Although I’m not a frequent visitor to Greggs bakery, I downloaded the app and joined for its freebies. If you do frequent Greggs, then you’ll get even more from using the app.

Once you have the app installed you’re eligible for the following:

Free Coffees:
For every seven coffees you buy, you get your eighth one free!

Prize Draw:
Every month five people win £50 in their prize draw.

Birthday Treats:
My favourite! On or around your birthday, you’ll get notified that you can choose a free treat. Yum!

VIP Tasters:
Every so often you’ll be able to pick up a free item to try, such as a bag of popcorn or a soft drink.

You can choose to use the app to pay for your regular Greggs purchases by topping it up by card or PayPal. If you chose this way of paying, then the first time you top up by £10 or more Greggs rewards you with a free breakfast!

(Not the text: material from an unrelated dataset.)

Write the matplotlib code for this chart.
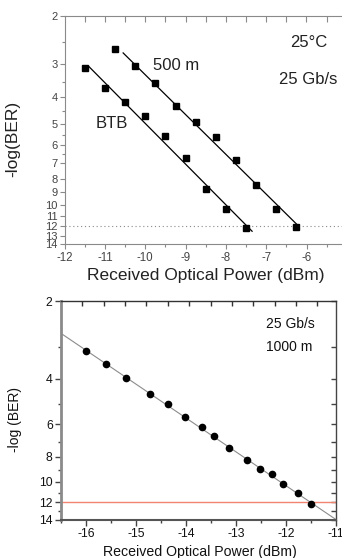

Visit www.greggs.co.uk for more information and to download the app.
Google Play rating 2.9 (App Store rating 4+).


HotUKDeals
Photo by Neil Cooper on Unsplash

4) Hotukdeals (website and app)

I’m pretty sure that my husband can’t stop looking at this site (it could be worse). Not only have we used it many times to grab fantastic bargains, but only today I used it to bag a free eye test!

It works by normal people discovering and submitting deals for everyone to make use of.

It’s a real community and gets very funny at times in the forums. ‘Deal hunters‘ vote to decide which deals are ‘hot‘ and which are not.

When you join up you’ll see deals, voucher codes, competitions, and freebies. There’s also an ‘Ask’ section (an advice forum).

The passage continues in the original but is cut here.